Economic winners and losers in the U.S. government shutdown
Finally, after 40+ days, the longest government shutdown in U.S. history is grinding to a close.
Late Monday, the Senate approved a stop-gap spending package by a 60-40 vote, keeping most federal agencies funded through January 30. The House is expected to pass it as soon as Wednesday, sending it to President Donald Trump for his signature.
That vote will reopen much of Washington, but not before a wave of damage cascades through the nation, with tens of thousands of flights delayed or canceled, 42 million Americans facing food-aid disruptions, and hundreds of thousands of federal workers and contractors forced to go without pay.
But economists caution that the reopening won’t erase the losses. Goldman Sachs spoke of the significant economic impact, likely exceeding any previous shutdown.

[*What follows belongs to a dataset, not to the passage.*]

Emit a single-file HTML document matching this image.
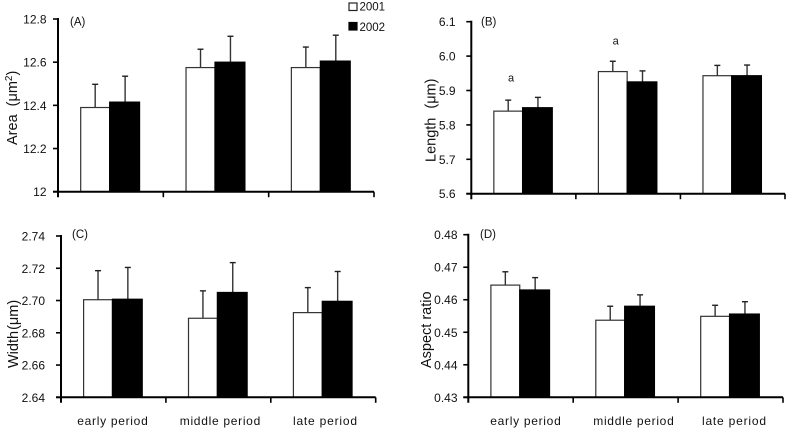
<!DOCTYPE html>
<html lang="en">
<head>
<meta charset="utf-8">
<title>Grain measurements by period</title>
<style>
html,body{margin:0;padding:0;background:#fff;width:787px;height:428px;overflow:hidden}
svg{display:block}
text{font-family:"Liberation Sans","Noto Sans CJK JP",sans-serif;fill:#111}
</style>
</head>
<body>
<svg id="chart" width="787" height="428" viewBox="0 0 787 428" xmlns="http://www.w3.org/2000/svg">
  <g>
    <rect x="349" y="3" width="8" height="7.5" fill="#fff" stroke="#222" stroke-width="1.2"/>
    <text x="359.5" y="10.5" font-size="11.5">2001</text>
    <rect x="349" y="22.5" width="8" height="7.5" fill="#000" stroke="#000" stroke-width="1.2"/>
    <text x="359.5" y="31" font-size="11.5">2002</text>
  </g>
</svg>
<script>
var categories = ["early period", "middle period", "late period"];

var areaTicks = ["12", "12.2", "12.4", "12.6", "12.8"];
var area2001 = [12.39, 12.575, 12.575];
var area2002 = [12.415, 12.6, 12.605];
var areaErr2001 = [0.1075, 0.085, 0.095];
var areaErr2002 = [0.12, 0.12, 0.12];

var lengthTicks = ["5.6", "5.7", "5.8", "5.9", "6.0", "6.1"];
var length2001 = [5.84, 5.955, 5.943];
var length2002 = [5.85, 5.925, 5.943];
var lengthErr2001 = [0.032, 0.03, 0.03];
var lengthErr2002 = [0.03, 0.032, 0.031];
var lengthMarks = ["a", "a", ""];

var widthTicks = ["2.64", "2.66", "2.68", "2.70", "2.72", "2.74"];
var width2001 = [2.7005, 2.689, 2.6925];
var width2002 = [2.7008, 2.705, 2.6995];
var widthErr2001 = [0.018, 0.017, 0.0155];
var widthErr2002 = [0.0197, 0.0185, 0.0185];

var aspectTicks = ["0.43", "0.44", "0.45", "0.46", "0.47", "0.48"];
var aspect2001 = [0.4645, 0.4537, 0.4549];
var aspect2002 = [0.463, 0.458, 0.4556];
var aspectErr2001 = [0.0041, 0.0043, 0.0034];
var aspectErr2002 = [0.0038, 0.0035, 0.0038];

var categoryWidths = {"early period": 70.5, "middle period": 80.5, "late period": 64};

var panels = [
  {id:"a", letter:"(A)", letterX:70, letterY:25.5, left:58, right:374, top:19, bottom:191.7,
   ticks:areaTicks, s1:area2001, s2:area2002, e1:areaErr2001, e2:areaErr2002, marks:null,
   titleMain:"Area", titleGap:8, titleUnit:"(μm", titleSup:"2", titleEnd:")", titleX:17, titleY:145, labelEnd:46.5, showCats:false},
  {id:"b", letter:"(B)", letterX:481, letterY:25.5, left:471.3, right:785, top:21.7, bottom:193.7,
   ticks:lengthTicks, s1:length2001, s2:length2002, e1:lengthErr2001, e2:lengthErr2002, marks:lengthMarks,
   titleMain:"Length", titleGap:9, titleUnit:"(μm", titleSup:"", titleEnd:")", titleX:435.5, titleY:162, labelEnd:455.5, showCats:false},
  {id:"c", letter:"(C)", letterX:72, letterY:238, left:61, right:375.7, top:236, bottom:397.3,
   ticks:widthTicks, s1:width2001, s2:width2002, e1:widthErr2001, e2:widthErr2002, marks:null,
   titleMain:"Width", titleGap:1, titleUnit:"(μm", titleSup:"", titleEnd:")", titleX:18, titleY:368, labelEnd:45, showCats:true, catCenters:[112.5, 220, 325]},
  {id:"d", letter:"(D)", letterX:480, letterY:238, left:468.3, right:783, top:234.7, bottom:397.3,
   ticks:aspectTicks, s1:aspect2001, s2:aspect2002, e1:aspectErr2001, e2:aspectErr2002, marks:null,
   titleMain:"Aspect ratio", titleGap:0, titleUnit:"", titleSup:"", titleEnd:"", titleX:431, titleY:368, labelEnd:457.5, showCats:true, catCenters:[525.5, 633.5, 734]}
];

var NS = "http://www.w3.org/2000/svg";
var svg = document.getElementById("chart");

function make(parent, tag, attrs, content) {
  var el = document.createElementNS(NS, tag);
  for (var k in attrs) { el.setAttribute(k, attrs[k]); }
  if (content !== undefined) { el.textContent = content; }
  parent.appendChild(el);
  return el;
}

function yScale(p) {
  var lo = parseFloat(p.ticks[0]);
  var hi = parseFloat(p.ticks[p.ticks.length - 1]);
  return function (v) { return p.bottom - (v - lo) / (hi - lo) * (p.bottom - p.top); };
}

function xScale(p) {
  var step = (p.right - p.left) / categories.length;
  return function (i) { return p.left + i * step; };
}

function drawBar(g, p, name, x0, w, value, err, fill, y) {
  var top = y(value);
  var errTop = y(value + err);
  var cx = x0 + w / 2 + (fill === "#000" ? 0.5 : 0);

  var stem = make(g, "line", {x1:cx, x2:cx, y1:top, y2:errTop, stroke:"#333", "stroke-width":1.4});
  
  

  var cap = make(g, "line", {x1:cx - 3, x2:cx + 3, y1:errTop, y2:errTop, stroke:"#222", "stroke-width":1.4});
  
  

  var bar = make(g, "rect", {x:x0, y:top, width:w, height:p.bottom - top, fill:fill, stroke:fill === "#000" ? "#000" : "#333", "stroke-width":1.2});
  
  
}

panels.forEach(function (p) {
  var y = yScale(p);
  var x = xScale(p);
  var step = (p.right - p.left) / categories.length;

  var g = make(svg, "g", {});
  
  

  categories.forEach(function (c, i) {
    var start = x(i) + step * 0.2155;
    var w1 = step * 0.275;
    var w2 = step * 0.284;
    var slug = c.split(" ")[0];
    drawBar(g, p, "bar-" + p.id + "-" + slug + "-2001", start, w1, p.s1[i], p.e1[i], "#fff", y);
    drawBar(g, p, "bar-" + p.id + "-" + slug + "-2002", start + w1, w2, p.s2[i], p.e2[i], "#000", y);

    if (p.marks && p.marks[i]) {
      var hi = Math.max(p.s1[i] + p.e1[i], p.s2[i] + p.e2[i]);
      var mark = make(g, "text", {x:start + w1 - 11.5, y:y(hi) - 16 - 1 * i, "font-size":11, "text-anchor":"middle"}, p.marks[i]);
      
      
    }

    if (p.showCats) {
      var cat = make(g, "text", {x:p.catCenters[i], y:425, "font-size":12, "text-anchor":"middle", textLength:categoryWidths[c], lengthAdjust:"spacing"}, c);
      
      
    }
  });

  var yAxis = make(g, "line", {x1:p.left, x2:p.left, y1:p.top - 1, y2:p.bottom + 5.5, stroke:"#000", "stroke-width":2});
  
  

  var xAxis = make(g, "line", {x1:p.left - 5, x2:p.right, y1:p.bottom, y2:p.bottom, stroke:"#000", "stroke-width":2});
  
  

  for (var i = 1; i <= categories.length; i++) {
    var tx = make(g, "line", {x1:x(i), x2:x(i), y1:p.bottom, y2:p.bottom + 5.5, stroke:"#000", "stroke-width":1.6});
    
    
  }

  p.ticks.forEach(function (t) {
    var v = parseFloat(t);
    var ty = y(v);
    var tick = make(g, "line", {x1:p.left - 5, x2:p.left, y1:ty, y2:ty, stroke:"#000", "stroke-width":1.6});
    
    

    var lab = make(g, "text", {x:p.labelEnd, y:ty + 4.5, "font-size":12, "text-anchor":"end"}, t);
    
    
  });

  var title = make(g, "text", {x:0, y:0, "font-size":14.5, transform:"translate(" + p.titleX + "," + p.titleY + ") rotate(-90)"});
  
  
  make(title, "tspan", {}, p.titleMain);
  if (p.titleUnit) {
    make(title, "tspan", {dx:p.titleGap}, p.titleUnit);
  }
  if (p.titleSup) {
    make(title, "tspan", {dy:-5, "font-size":10}, p.titleSup);
  }
  if (p.titleEnd) {
    make(title, "tspan", {dy:p.titleSup ? 5 : 0}, p.titleEnd);
  }

  var letter = make(g, "text", {x:p.letterX, y:p.letterY, "font-size":11.5}, p.letter);
  
  
});
</script>
</body>
</html>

The Congressional Budget Office estimates as much as $14 billion in output may be permanently lost, affecting fourth-quarter GDP.
Markets appeared to cheer the deal, with the S&P 500 rising as much as 1.5% on Monday alone. But the broader economy will take longer to heal. Here’s a look at how the damage—and relief—breaks down by sector.
Despite the shutdown, defense contractors likely kept up business as usual, in large part because the Pentagon, constrained yet insulated, continued to function much as usual. Major defense firms were largely insulated, with most operations funded through permanent appropriations. And because the stop-gap bill specifically extends funding for the Department of Veterans Affairs as well as for military construction projects, companies in the larger defense supply chain will likely see higher, smoother cash flow ahead.
Investors, after riding a bull market for much of 2025, still reacted with enthusiasm to news of the Senate vote and possible House vote. Major indexes rallied. The Nasdaq alone perked up nearly 2%. In recent weeks, prediction markets wavered as to whether a data-blind Federal Reserve would continue to cut rates into the end of the year, but now, with a clearer field and ready access to economic reads, traders appear to favor the odds of a third cut in December.
The Senate deal funds the Department of Agriculture, stabilizing farm payments and food-safety oversight after weeks of uncertainty. For large food companies, that likely means less disruption to inspections and supply chains.
It’s reasonable to guess that, during the shutdown, some affected households likely turned to buy-now-pay-later plans, paycheck-advance apps, and gig-work platforms to fill income gaps. The pattern could persist for a few weeks as back pay trickles out into checking accounts, temporarily boosting business for lenders and task-based apps.